Your output is the lines from the first one to the one containing "const N_EVENTS = 160;", repeated exactly, with images left out.

» DATA EXCERPT:
-- -- --

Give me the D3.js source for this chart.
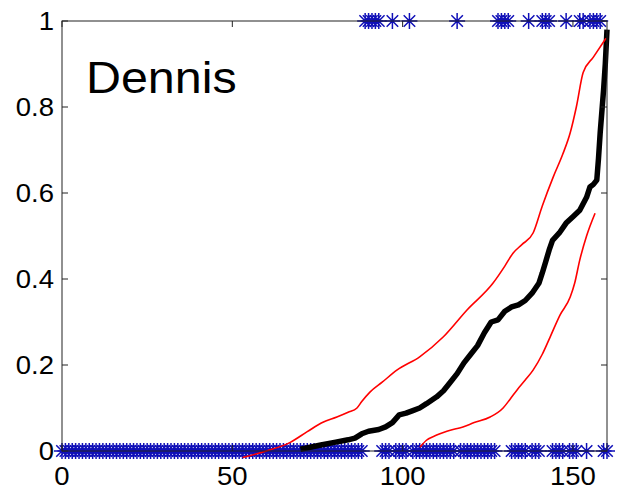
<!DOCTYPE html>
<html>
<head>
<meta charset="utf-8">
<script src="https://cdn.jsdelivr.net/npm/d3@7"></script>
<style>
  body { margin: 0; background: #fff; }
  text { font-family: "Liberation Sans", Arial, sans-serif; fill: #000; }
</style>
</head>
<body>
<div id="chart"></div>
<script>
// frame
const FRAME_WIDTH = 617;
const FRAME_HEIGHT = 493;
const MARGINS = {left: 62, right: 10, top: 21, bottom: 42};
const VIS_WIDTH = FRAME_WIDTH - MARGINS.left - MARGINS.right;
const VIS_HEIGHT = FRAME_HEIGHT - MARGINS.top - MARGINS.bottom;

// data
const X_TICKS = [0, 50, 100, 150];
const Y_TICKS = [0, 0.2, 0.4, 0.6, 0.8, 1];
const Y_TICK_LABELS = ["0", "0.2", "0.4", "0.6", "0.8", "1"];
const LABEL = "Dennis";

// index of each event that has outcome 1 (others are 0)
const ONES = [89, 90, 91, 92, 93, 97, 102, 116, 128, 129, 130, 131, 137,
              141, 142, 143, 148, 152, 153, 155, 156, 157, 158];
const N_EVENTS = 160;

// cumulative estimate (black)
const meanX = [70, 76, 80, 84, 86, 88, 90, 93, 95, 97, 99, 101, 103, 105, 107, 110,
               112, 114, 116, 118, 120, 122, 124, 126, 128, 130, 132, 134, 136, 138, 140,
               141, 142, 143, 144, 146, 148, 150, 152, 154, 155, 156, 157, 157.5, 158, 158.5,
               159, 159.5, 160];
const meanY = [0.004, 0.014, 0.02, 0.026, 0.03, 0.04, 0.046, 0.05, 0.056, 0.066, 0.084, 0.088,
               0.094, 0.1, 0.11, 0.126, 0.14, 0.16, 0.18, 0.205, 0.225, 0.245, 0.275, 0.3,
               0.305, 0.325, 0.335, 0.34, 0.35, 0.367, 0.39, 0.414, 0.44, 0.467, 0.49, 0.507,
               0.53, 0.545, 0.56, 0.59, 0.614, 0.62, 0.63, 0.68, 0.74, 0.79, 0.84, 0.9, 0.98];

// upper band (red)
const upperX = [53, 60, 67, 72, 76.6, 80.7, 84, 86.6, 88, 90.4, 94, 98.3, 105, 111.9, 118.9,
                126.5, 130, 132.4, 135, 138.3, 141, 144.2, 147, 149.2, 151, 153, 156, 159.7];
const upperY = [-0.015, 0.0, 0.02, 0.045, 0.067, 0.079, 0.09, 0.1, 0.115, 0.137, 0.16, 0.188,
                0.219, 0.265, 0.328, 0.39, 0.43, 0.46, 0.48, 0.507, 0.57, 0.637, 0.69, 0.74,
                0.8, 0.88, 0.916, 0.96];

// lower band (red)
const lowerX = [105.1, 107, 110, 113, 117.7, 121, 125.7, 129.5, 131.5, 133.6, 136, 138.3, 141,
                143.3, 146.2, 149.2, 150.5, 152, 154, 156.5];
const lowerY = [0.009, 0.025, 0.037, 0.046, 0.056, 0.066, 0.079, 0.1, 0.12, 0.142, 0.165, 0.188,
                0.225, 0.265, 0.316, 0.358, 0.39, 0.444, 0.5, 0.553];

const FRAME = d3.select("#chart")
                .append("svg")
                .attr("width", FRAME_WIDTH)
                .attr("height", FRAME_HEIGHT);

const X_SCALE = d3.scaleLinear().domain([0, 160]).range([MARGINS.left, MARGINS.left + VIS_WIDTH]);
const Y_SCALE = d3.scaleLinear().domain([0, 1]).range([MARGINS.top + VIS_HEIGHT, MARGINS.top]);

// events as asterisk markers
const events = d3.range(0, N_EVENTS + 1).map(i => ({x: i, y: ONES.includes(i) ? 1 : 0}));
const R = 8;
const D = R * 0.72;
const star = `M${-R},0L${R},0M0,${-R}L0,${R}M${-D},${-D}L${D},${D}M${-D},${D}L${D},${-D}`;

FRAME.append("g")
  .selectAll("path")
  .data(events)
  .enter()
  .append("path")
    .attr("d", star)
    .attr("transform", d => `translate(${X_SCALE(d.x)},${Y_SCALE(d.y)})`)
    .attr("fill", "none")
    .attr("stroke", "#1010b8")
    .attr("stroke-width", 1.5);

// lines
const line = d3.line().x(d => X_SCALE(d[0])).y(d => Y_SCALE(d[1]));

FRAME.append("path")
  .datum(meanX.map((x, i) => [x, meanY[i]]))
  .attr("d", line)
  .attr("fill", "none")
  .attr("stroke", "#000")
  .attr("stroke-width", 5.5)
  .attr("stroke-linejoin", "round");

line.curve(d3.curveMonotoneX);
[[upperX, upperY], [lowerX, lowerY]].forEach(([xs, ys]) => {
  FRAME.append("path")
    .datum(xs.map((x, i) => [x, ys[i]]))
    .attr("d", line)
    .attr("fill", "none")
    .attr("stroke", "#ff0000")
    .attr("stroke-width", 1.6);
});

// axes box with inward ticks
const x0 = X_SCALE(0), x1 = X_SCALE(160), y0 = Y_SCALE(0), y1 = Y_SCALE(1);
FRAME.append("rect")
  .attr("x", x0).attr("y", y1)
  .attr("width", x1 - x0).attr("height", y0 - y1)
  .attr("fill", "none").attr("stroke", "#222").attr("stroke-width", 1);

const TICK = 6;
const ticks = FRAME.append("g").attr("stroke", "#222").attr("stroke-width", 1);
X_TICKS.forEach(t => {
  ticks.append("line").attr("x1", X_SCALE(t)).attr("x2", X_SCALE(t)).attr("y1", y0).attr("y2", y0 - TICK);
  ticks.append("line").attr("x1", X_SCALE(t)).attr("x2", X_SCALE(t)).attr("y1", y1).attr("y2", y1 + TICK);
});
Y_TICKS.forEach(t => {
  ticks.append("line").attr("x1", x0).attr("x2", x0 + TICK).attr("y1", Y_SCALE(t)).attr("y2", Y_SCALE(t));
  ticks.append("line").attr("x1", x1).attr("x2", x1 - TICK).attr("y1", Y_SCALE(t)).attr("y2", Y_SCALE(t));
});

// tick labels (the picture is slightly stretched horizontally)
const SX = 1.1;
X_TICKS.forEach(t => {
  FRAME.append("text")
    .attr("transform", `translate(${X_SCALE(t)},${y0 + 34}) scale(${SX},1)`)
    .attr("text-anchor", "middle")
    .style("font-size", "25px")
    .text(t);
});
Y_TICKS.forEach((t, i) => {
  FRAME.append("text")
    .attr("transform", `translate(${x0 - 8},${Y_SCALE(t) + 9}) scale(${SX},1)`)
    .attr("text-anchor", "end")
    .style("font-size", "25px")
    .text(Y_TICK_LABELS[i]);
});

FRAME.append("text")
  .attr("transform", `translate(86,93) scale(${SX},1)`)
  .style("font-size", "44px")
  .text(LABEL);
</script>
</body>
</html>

-- -- --

» RESPONSE:
Give me the D3.js source for this chart.
<!DOCTYPE html>
<html>
<head>
<meta charset="utf-8">
<script src="https://cdn.jsdelivr.net/npm/d3@7"></script>
<style>
  body { margin: 0; background: #fff; }
  text { font-family: "Liberation Sans", Arial, sans-serif; fill: #000; }
</style>
</head>
<body>
<div id="chart"></div>
<script>
// frame
const FRAME_WIDTH = 617;
const FRAME_HEIGHT = 493;
const MARGINS = {left: 62, right: 10, top: 21, bottom: 42};
const VIS_WIDTH = FRAME_WIDTH - MARGINS.left - MARGINS.right;
const VIS_HEIGHT = FRAME_HEIGHT - MARGINS.top - MARGINS.bottom;

// data
const X_TICKS = [0, 50, 100, 150];
const Y_TICKS = [0, 0.2, 0.4, 0.6, 0.8, 1];
const Y_TICK_LABELS = ["0", "0.2", "0.4", "0.6", "0.8", "1"];
const LABEL = "Dennis";

// index of each event that has outcome 1 (others are 0)
const ONES = [89, 90, 91, 92, 93, 97, 102, 116, 128, 129, 130, 131, 137,
              141, 142, 143, 148, 152, 153, 155, 156, 157, 158];
const N_EVENTS = 160;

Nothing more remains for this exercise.